WHAT THE TASK ASKS - State how many lines in the listing below include the word "that". Give nothing but the number.

MATERIALS PROVIDED -
★ ★ ★
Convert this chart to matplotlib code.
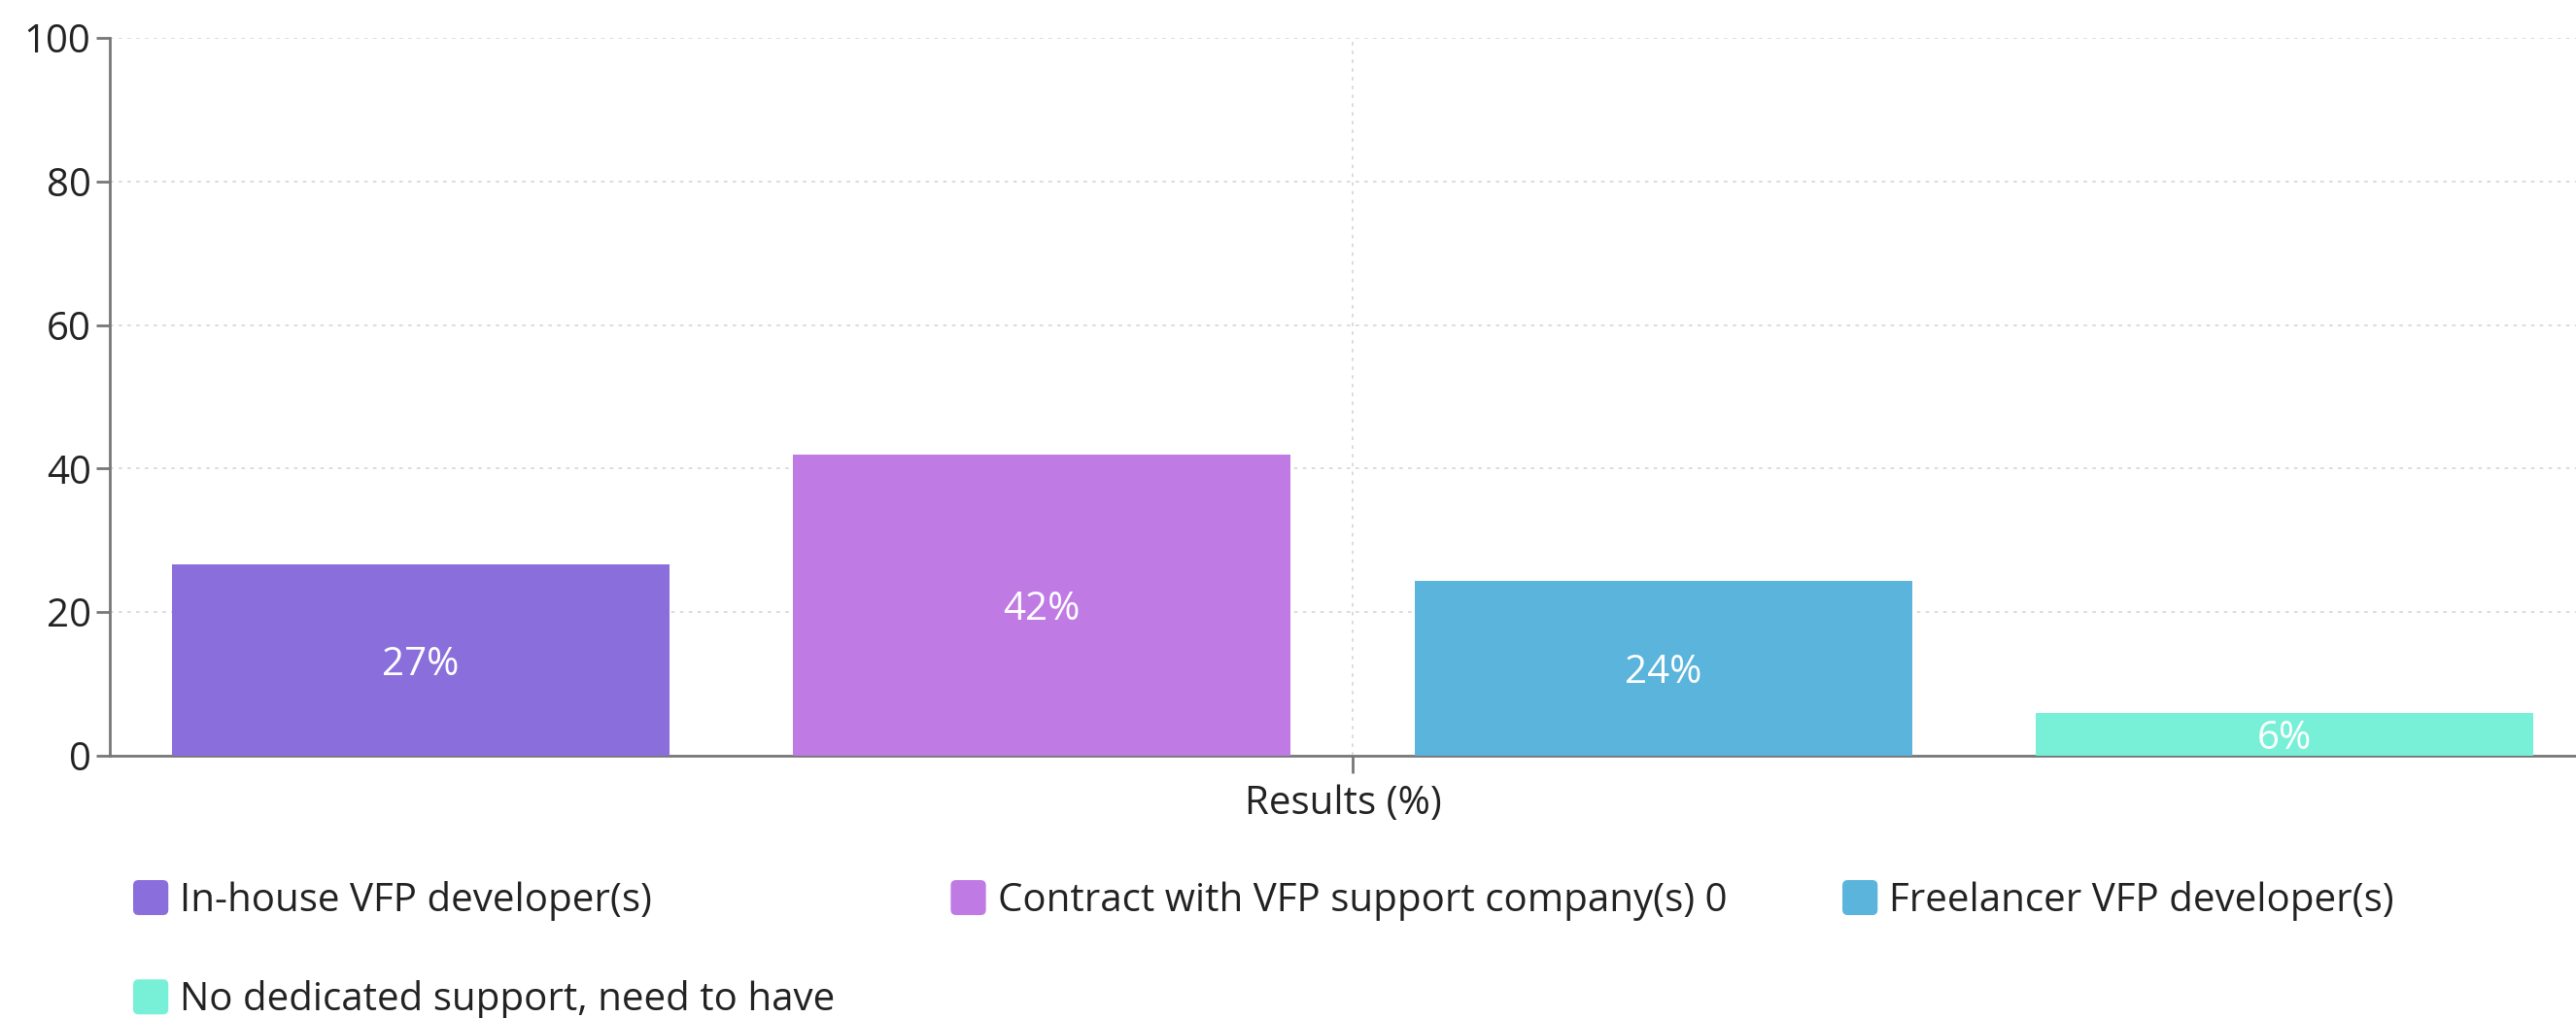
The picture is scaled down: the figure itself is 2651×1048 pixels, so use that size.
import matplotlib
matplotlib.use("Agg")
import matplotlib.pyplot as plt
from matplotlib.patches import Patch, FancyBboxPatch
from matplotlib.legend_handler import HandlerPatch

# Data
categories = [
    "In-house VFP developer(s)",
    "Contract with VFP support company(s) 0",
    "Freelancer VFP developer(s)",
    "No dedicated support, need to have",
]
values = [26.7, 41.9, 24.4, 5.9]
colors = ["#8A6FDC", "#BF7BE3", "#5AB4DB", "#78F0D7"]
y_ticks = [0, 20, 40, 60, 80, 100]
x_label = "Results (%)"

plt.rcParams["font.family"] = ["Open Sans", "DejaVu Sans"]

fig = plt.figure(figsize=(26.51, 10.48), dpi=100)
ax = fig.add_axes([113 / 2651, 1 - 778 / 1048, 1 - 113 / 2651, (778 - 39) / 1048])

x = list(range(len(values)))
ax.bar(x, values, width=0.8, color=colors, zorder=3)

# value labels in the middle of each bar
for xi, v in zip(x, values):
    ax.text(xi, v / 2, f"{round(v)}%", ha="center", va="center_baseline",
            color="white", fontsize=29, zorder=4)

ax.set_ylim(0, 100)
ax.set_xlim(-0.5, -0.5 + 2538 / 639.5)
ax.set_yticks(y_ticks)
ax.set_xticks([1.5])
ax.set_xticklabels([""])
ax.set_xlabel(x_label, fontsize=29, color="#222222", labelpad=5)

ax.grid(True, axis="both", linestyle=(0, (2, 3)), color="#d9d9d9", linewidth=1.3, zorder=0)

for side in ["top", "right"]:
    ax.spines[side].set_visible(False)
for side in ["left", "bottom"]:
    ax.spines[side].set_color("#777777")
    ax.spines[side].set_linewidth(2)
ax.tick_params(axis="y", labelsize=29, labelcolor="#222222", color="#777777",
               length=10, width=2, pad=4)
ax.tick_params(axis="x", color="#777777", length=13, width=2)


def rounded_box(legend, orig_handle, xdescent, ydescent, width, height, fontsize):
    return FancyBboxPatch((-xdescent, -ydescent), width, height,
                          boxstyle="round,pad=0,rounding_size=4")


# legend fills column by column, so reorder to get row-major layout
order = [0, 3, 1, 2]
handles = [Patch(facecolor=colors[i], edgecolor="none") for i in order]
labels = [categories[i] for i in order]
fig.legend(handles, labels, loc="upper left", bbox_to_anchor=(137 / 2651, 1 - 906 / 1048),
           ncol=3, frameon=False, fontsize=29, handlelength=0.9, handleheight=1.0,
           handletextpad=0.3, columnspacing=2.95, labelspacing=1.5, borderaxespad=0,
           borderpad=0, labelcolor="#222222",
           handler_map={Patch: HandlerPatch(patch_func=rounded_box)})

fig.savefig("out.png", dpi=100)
★ ★ ★
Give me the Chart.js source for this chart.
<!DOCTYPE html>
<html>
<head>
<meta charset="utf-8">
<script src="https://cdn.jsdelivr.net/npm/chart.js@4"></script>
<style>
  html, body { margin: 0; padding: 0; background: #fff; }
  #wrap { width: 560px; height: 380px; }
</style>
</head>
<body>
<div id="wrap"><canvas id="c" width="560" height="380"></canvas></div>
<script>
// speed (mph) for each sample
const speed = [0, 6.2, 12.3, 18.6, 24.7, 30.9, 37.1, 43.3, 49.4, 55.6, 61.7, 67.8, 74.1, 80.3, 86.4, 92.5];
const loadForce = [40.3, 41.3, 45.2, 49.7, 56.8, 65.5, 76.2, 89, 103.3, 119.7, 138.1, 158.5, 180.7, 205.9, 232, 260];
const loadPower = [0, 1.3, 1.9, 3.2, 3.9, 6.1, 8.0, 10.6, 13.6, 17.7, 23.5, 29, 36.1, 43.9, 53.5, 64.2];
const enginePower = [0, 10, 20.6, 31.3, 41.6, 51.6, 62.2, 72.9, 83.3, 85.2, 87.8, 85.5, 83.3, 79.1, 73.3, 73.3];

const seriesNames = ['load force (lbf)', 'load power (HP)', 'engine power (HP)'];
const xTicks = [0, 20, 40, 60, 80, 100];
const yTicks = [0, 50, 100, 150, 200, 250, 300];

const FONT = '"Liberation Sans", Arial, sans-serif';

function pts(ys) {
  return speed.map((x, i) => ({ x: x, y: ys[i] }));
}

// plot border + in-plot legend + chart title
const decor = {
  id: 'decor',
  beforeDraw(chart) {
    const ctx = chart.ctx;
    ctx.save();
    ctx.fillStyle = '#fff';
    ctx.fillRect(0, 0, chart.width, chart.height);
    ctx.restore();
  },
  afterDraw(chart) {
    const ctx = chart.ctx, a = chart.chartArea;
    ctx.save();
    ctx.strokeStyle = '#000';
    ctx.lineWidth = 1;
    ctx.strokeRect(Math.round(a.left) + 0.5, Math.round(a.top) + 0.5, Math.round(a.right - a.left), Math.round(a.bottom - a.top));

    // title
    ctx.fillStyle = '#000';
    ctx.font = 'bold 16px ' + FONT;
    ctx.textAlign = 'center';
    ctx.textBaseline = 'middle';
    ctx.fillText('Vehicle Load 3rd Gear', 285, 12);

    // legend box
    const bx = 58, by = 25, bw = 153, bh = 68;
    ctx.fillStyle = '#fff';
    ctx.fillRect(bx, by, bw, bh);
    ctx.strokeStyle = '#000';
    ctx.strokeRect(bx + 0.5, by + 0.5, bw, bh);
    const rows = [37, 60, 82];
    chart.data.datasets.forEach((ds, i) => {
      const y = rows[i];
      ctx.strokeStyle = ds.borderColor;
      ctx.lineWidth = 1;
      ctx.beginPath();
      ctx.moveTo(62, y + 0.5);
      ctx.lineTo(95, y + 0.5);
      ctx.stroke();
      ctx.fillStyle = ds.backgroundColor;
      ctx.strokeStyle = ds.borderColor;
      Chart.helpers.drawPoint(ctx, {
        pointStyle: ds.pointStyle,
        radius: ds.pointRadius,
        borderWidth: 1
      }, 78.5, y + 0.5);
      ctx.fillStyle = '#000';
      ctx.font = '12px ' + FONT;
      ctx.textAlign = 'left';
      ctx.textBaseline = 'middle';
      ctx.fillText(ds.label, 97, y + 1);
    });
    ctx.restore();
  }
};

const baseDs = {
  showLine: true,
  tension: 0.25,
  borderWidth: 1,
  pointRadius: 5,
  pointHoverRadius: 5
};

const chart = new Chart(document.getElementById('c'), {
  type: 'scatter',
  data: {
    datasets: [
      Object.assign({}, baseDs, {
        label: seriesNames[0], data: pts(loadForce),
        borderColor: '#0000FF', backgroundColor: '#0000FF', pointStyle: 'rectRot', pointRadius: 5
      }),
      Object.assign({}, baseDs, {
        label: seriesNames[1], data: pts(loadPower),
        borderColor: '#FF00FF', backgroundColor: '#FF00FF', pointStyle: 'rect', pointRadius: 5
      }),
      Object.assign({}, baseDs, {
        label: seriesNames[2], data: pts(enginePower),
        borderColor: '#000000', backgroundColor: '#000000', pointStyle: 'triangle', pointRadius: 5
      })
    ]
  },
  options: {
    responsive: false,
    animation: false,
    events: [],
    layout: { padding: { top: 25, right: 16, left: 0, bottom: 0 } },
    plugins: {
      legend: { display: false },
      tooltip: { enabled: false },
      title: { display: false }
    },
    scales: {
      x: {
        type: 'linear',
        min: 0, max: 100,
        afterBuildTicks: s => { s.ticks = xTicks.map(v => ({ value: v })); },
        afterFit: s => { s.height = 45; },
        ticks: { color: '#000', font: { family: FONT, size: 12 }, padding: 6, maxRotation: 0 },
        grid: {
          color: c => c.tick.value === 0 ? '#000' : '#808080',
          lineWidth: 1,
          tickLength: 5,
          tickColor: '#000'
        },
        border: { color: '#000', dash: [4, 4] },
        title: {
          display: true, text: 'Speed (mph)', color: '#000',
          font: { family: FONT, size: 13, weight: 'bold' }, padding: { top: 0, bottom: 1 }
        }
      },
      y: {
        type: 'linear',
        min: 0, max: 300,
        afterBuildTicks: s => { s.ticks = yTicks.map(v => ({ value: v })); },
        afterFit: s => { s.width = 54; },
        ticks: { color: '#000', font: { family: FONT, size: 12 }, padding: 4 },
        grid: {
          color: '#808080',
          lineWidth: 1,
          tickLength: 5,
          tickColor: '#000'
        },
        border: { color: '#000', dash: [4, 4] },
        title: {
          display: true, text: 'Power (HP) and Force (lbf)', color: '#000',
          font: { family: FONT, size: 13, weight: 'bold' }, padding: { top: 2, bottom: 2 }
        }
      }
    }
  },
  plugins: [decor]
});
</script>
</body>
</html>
★ ★ ★
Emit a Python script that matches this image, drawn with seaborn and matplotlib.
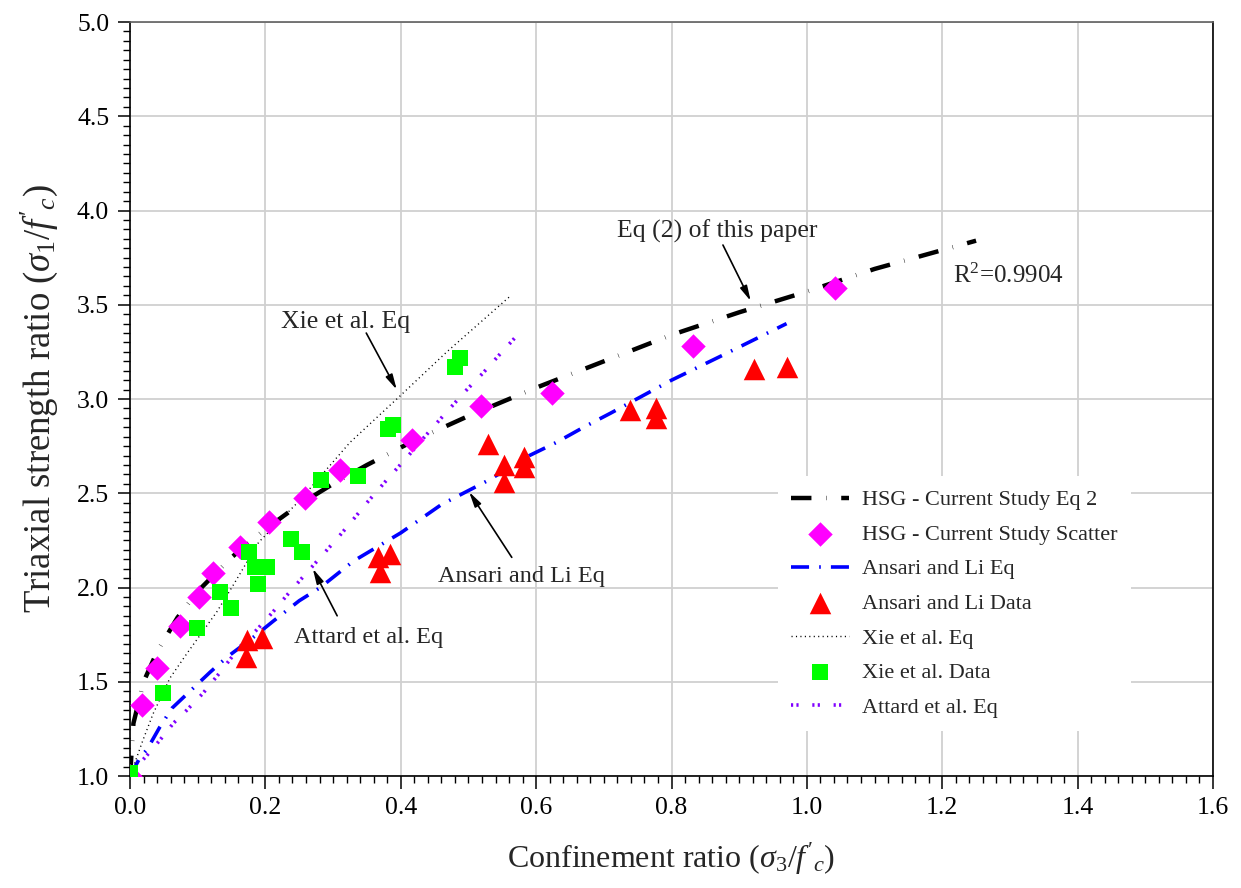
★ ★ ★
EXERCISE OUTPUT - 2